Science. The Lab Protocol
One cure at a time. Gates written first.
This is the discipline we hold the harder work to. Every change is tested against a matched control where one variable moves. Every test names its pass line and its falsifier before the run. An adversarial review defaults to reject, and the math has to survive before any code is written. Verdicts are PASS, PARTIAL, FAIL, or WITHHELD, never a percentage, never spun. The honest part is the method, in the open.
The first rules
Five rules, each one a brake on overclaiming.
These exist so a result means what it says. They make claims slower to earn and harder to fake.
- 01
One cure at a time
A second change is not deployed until the first has a recorded verdict. If two things changed at once, the result is unattributable and may not be claimed.
- 02
Paired by default
Same code, same world, same body, same shape. The only difference between the two arms is the one thing under test. That is the whole point of a clean result.
- 03
Gates written first
Every cure registers its gates before the run. PASS requires all of a named list. It FALSIFIES if a named thing happens. The falsifier is the cost of entry.
- 04
Continuous evidence
Time-series, not single snapshots, collected outside the model session so they survive interruptions. Behaviour is confirmed by an independent authority, not the body's own report.
- 05
Receipts on every claim
Each number points to a commit, a saved artifact, and a log line that reproduces it. No receipt, no claim.
The adversarial review
Five roles. Reject is the default.
Each role reviews alone first, with no cross-contamination. The math-breaker speaks first and tries to refute the term outright. Only if the math survives does anyone discuss how to build it. A theorist merges the verdicts into one call.
Math-breaker
Systems reviewer
Experiment designer
Embodiment designer
Theorist, the merger
Why the review actually bites
Three rules for the reviewers themselves.

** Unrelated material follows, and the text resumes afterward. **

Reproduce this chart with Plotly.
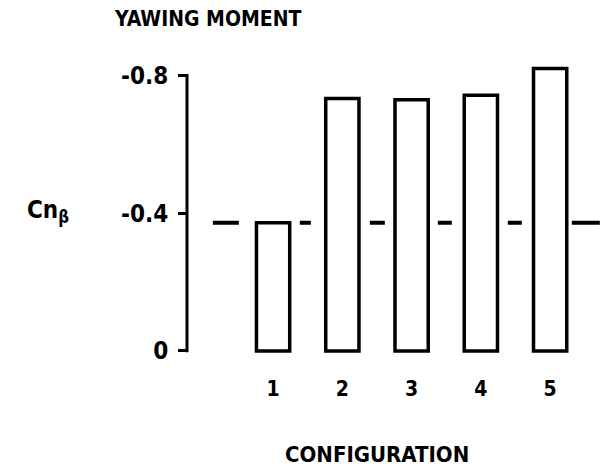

- Name the math before the metaphor
- Locate a proposal in the model first. This blocks curiosity, need, or awareness language from hiding an undefined number.
- Demand the falsifier before the cure
- Every reviewer states the condition that would reject the proposal before suggesting any fix.
- Force typed artifacts, not prose approval
- An accepted change ships a typed spec, property-test validators, a paired test design, and a short report. Approval is never just a nod.
The verdict classes
Four honest verdicts. One of them can lose.
- PASS
The gate fired
Consistent, and attributable to the single variable under test.
- PARTIAL
A sub-claim held
The full claim needs more, named and scheduled. Recorded, never spun into the larger win.
- FAIL
The falsifier fired
The registered no-go was observed. The map updates.
- WITHHELD
The reviewers disagreed
A contradiction in the verdicts, escalated to a human rather than resolved quietly.
A real PARTIAL, recorded in full: a curiosity term suppressed a hoarding pattern in the test arm but did not, on its own, break the deeper behavioural plateau. The information-gain advantage decayed exactly as the math says it must once the model is well-fit, which preserves the no-reward guarantee. We logged it as PARTIAL, with the receipt, and named the next cure to try. We did not spin hoard-suppression into a plateau-break.
The honesty fences
The claim fence, carried in full.
- 01
Operational behavioural and organisational measures are necessary-not-sufficient substrates with ZERO evidential weight for awareness, consciousness, or life on their own. Passing a gate demonstrates the named behaviour, never experience.
- 02
The UNI preprint (DOI 10.5281/zenodo.19785799) is an unrefereed working preprint. Peer review is pending.
- 03
The pure core is implementation-complete but the live colony adapter is a documented bridge. We state what is demonstrated vs specified vs aspirational.